The political current affairs show, along with its similarly oriented counterpart Newshub Nation on Three, has always been at the heart of the infuriating enigma of the NZ on Air model. Which is to say that it produces some excellent products, made for the right reasons and with genuine civic values at their heart – and then the public and funding agency watches aghast as they’re played mid-morning Saturday and Sunday, timeslots destined to ensure minimal audience and engagement outside of the tiny political tragic demographic.
This has long-enraged a relatively small yet vocal contingent who view state-owned mass communication rather like Lord Reith, the legendary founder of the BBC, who thought it should inform, educate and entertain – in that order – and was famously disdainful of anything popular for its own sake. In New Zealand there is a long cultural memory of state controlled broadcasting – which lasted until the radical reforming 80s – and a perpetual grumbling at various pitches of prominent people wanting a return to that era.
It reached its apex in 2006, when an open letter was published in the Herald saying that, due to the commercial model, “New Zealanders get the worst deal of any in the western world”, and asking “remember Closer to Home? McPhail & Gadsby? Gallery?”.
It was signed by 31 prominent New Zealanders, including five knights, four dames, a cardinal and a QC, and sought “radical change”. It did not get it.
Latterly a similar sentiment has assembled under the umbrella of the Coalition for Better Broadcasting (now known as the Better Public Media trust), part of whose initial manifesto talked about disavowing anything which “treats audiences like idiots”. Not hard to imagine what they think of Dancing with the Stars.
Neither Helen Clark nor John Key were profoundly moved by the letter nor the coalition, yet the desire never went away. For the past few years they have had a key sympathiser in Clare Curran, formerly opposition spokesperson for broadcasting, but since October the minister for broadcasting, communications and digital media. And, in Paul Thompson’s galvanised RNZ, a radio product which not only largely fits their ideal, but is growing in listeners and online viewers as a result.
So, when part of the then-opposition Labour party’s policy platform included a $38m boost to public broadcasting, the coalition and its sympathisers applauded. The spectre of RNZ+, including more digital and even a television channel, was particularly well-received. “RNZ+ will become the multi-platform public service operator we need for the digital future,” the CBB chair Peter Thompson said at the time. “Labour’s policy will redress the current government’s short-sighted decision to shutdown [late ad-free channel] TVNZ 7.”
He went on to note that “crucially, this is not a return to the confusing dual commercial/public remit of the TVNZ Charter.” Indeed, TVNZ was notably shunned by the new policy, mentioned only as a services provider for the new RNZ+ – one in which Labour had so little trust that pointedly talked about those services being provided “at audited and transparent cost with an agreed margin”.
That was nine months ago.
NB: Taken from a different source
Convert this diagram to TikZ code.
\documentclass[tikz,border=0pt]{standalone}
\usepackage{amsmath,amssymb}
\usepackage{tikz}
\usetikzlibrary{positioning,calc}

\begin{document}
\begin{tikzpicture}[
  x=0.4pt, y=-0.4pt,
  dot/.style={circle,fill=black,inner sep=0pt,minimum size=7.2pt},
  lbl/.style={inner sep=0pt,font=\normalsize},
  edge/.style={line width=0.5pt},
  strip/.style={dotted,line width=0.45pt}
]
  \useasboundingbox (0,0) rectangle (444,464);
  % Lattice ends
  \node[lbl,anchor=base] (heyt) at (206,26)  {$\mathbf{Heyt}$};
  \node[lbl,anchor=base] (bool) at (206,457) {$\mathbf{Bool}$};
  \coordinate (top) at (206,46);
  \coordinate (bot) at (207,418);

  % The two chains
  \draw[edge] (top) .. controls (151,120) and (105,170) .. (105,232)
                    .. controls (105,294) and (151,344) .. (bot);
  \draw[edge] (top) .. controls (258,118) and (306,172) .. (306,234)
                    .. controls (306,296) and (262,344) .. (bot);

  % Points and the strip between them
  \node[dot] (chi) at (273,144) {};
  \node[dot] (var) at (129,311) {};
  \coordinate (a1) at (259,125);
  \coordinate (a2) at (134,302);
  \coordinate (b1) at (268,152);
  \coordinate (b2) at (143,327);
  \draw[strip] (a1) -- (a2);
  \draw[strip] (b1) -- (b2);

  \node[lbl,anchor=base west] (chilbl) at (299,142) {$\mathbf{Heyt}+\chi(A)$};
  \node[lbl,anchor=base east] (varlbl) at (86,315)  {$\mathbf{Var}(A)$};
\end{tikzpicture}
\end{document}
In the intervening time things have gotten pretty spicy. There was that meeting at Astoria café, which eventually led to senior RNZ exec Carol Hirshfeld’s resignation. That led to an extraordinary select committee appearance by outgoing RNZ chair Richard Griffin. RNZ has even appeared somewhat non-committal about the prospect of starting a linear TV channel in an era when the format is in reasonably rapid decline. And all the while there has been a private battle being waged between NZ on Air and RNZ about who will control how much of that $38m. (Whether the full $38m materialises in tomorrow’s budget remains to be seen: recent whisperings suggest it may be closer to $25m.)
TVNZ must have watched this chaos with some satisfaction. Now, having endured some internal political reporting ructions of its own, it has beefed up its press gallery team with excellent reporters from within (Seven Sharp’s Maiki Sherman) and without (RNZ’s Benedict Collins), and put the superb Corin Dann on the Q+A hosting job full-time – with a Beehive office for good measure.
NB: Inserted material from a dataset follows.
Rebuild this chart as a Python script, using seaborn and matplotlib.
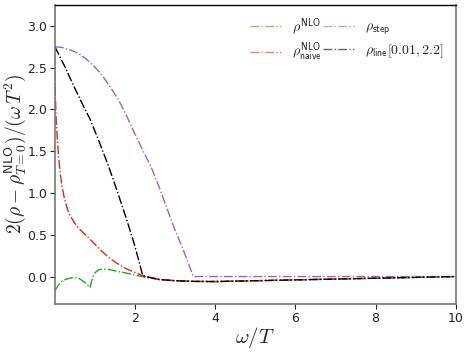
import numpy as np
import pandas as pd
import matplotlib
matplotlib.use("Agg")
import matplotlib.pyplot as plt
import seaborn as sns

# values (omega/T, y)
x_nlo = [0.01, 0.1, 0.2, 0.3, 0.47, 0.6, 0.7, 0.8, 0.89, 0.92, 0.96, 1.02, 1.1, 1.2, 1.35, 1.55, 1.85, 2.13, 2.4, 2.6, 3.0, 3.5, 4.0, 5.0, 6.0, 7.0, 8.0, 9.0, 10.0]
y_nlo = [-0.17, -0.10, -0.05, -0.03, -0.01, -0.02, -0.05, -0.09, -0.13, -0.06, 0.0, 0.05, 0.08, 0.09, 0.085, 0.065, 0.035, 0.005, -0.02, -0.035, -0.05, -0.058, -0.06, -0.05, -0.04, -0.03, -0.02, -0.01, 0.0]

x_naive = [0.01, 0.02, 0.04, 0.07, 0.1, 0.14, 0.18, 0.25, 0.32, 0.39, 0.5, 0.64, 0.77, 0.9, 1.02, 1.14, 1.35, 1.55, 1.8, 2.0, 2.2, 2.6, 3.0, 3.5, 4.0, 5.0, 6.0, 7.0, 8.0, 9.0, 10.0]
y_naive = [2.45, 2.2, 1.9, 1.65, 1.45, 1.25, 1.1, 0.93, 0.81, 0.73, 0.64, 0.56, 0.5, 0.44, 0.38, 0.32, 0.23, 0.16, 0.09, 0.05, 0.01, -0.035, -0.05, -0.058, -0.06, -0.05, -0.04, -0.03, -0.02, -0.01, 0.0]

x_step = [0.01, 0.2, 0.4, 0.6, 0.8, 1.0, 1.2, 1.4, 1.6, 1.8, 2.0, 2.2, 2.4, 2.6, 2.8, 3.0, 3.2, 3.46, 4.0, 6.0, 8.0, 10.0]
y_step = [2.75, 2.74, 2.71, 2.67, 2.60, 2.51, 2.40, 2.26, 2.11, 1.92, 1.71, 1.51, 1.32, 1.08, 0.82, 0.56, 0.33, 0.0, 0.0, 0.0, 0.0, 0.0]

x_line = [0.01, 0.25, 0.47, 0.7, 0.89, 1.1, 1.34, 1.55, 1.8, 2.0, 2.2, 2.6, 3.0, 3.5, 4.0, 5.0, 6.0, 7.0, 8.0, 9.0, 10.0]
y_line = [2.75, 2.52, 2.29, 2.06, 1.88, 1.63, 1.33, 1.04, 0.68, 0.37, 0.01, -0.035, -0.05, -0.058, -0.06, -0.05, -0.04, -0.03, -0.02, -0.01, 0.0]

sns.set_style("ticks")
plt.rcParams["mathtext.fontset"] = "cm"
plt.rcParams["font.family"] = ["DejaVu Sans"]

fig = plt.figure(figsize=(4.69, 3.52), dpi=100)
ax = fig.add_axes([0.117, 0.136, 0.855, 0.85])

lw = 1.0
sns.lineplot(x=x_nlo, y=y_nlo, ax=ax, color="#2ca02c", linestyle="-.", lw=lw, sort=False,
             label=r"$\rho^{\mathsf{NLO}}$")
sns.lineplot(x=x_naive, y=y_naive, ax=ax, color="#d62728", linestyle="-.", lw=lw, sort=False,
             label=r"$\rho^{\mathsf{NLO}}_{\mathsf{naive}}$")
sns.lineplot(x=x_step, y=y_step, ax=ax, color="#9467bd", linestyle="-.", lw=lw, sort=False,
             label=r"$\rho_{\mathsf{step}}$")
sns.lineplot(x=x_line, y=y_line, ax=ax, color="black", linestyle="-.", lw=lw, sort=False,
             label=r"$\rho_{\mathsf{line}}\mathsf{[0.01,2.2]}$")

ax.set_xlim(0.01, 10)
ax.set_ylim(-0.33, 3.25)
ax.set_xticks([2, 4, 6, 8, 10])
ax.set_yticks([0.0, 0.5, 1.0, 1.5, 2.0, 2.5, 3.0])
ax.set_yticklabels(["0.0", "0.5", "1.0", "1.5", "2.0", "2.5", "3.0"])
ax.tick_params(labelsize=9, colors="#222222", length=3.5, width=0.8, pad=2)
for side in ["left", "right", "bottom"]:
    ax.spines[side].set_visible(True)
    ax.spines[side].set_color("#777777")
    ax.spines[side].set_linewidth(1.2)
ax.spines["top"].set_visible(True)
ax.spines["top"].set_color("black")
ax.spines["top"].set_linewidth(1.0)

ax.set_xlabel(r"$\omega/T$", fontsize=15, labelpad=0)
ax.set_ylabel(r"$2(\rho-\rho^{\mathsf{NLO}}_{T=0})/(\omega\,T^2)$", fontsize=14)
ax.yaxis.set_label_coords(-0.067, 0.5)

leg = ax.legend(ncol=2, loc="upper right", frameon=False, fontsize=10,
                handlelength=2.2, columnspacing=0.1, labelspacing=0.35, handletextpad=0.8,
                bbox_to_anchor=(1.0, 1.005))
for h in leg.get_lines():
    h.set_alpha(0.6)

fig.savefig("out.png", dpi=100)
Moving the show a full 12 hours later in the day suddenly makes Sunday nights look quite different: the news, Country Calendar, current affairs, Coast New Zealand or British drama – then Q+A, which might as well be a reboot of… Gallery, the political current affairs show which ran from 1968-1973 and was notably mourned in that open letter. It’s a throwback Sunday on the biggest media platform we have.
All of which looks a lot like a peace offering from TVNZ. The timing is brilliant: its chief state-owned rival for funding is licking its wounds, and its chief TV rival is agitating for TVNZ1 to become non-commercial, while almost no one has any expectations of it anymore. And here, out of a clear blue sky, it brings serious political current affairs back to the TVNZ primetime for the first time in years.
It’s a clear indication that the channel can, when the right circumstances present, do things which are on the face of it public-spirited and non-commercial. That it does so at a time when there’s a budget looming and there just happens to be a large pot of money looking for a home is, surely, just a coincidence.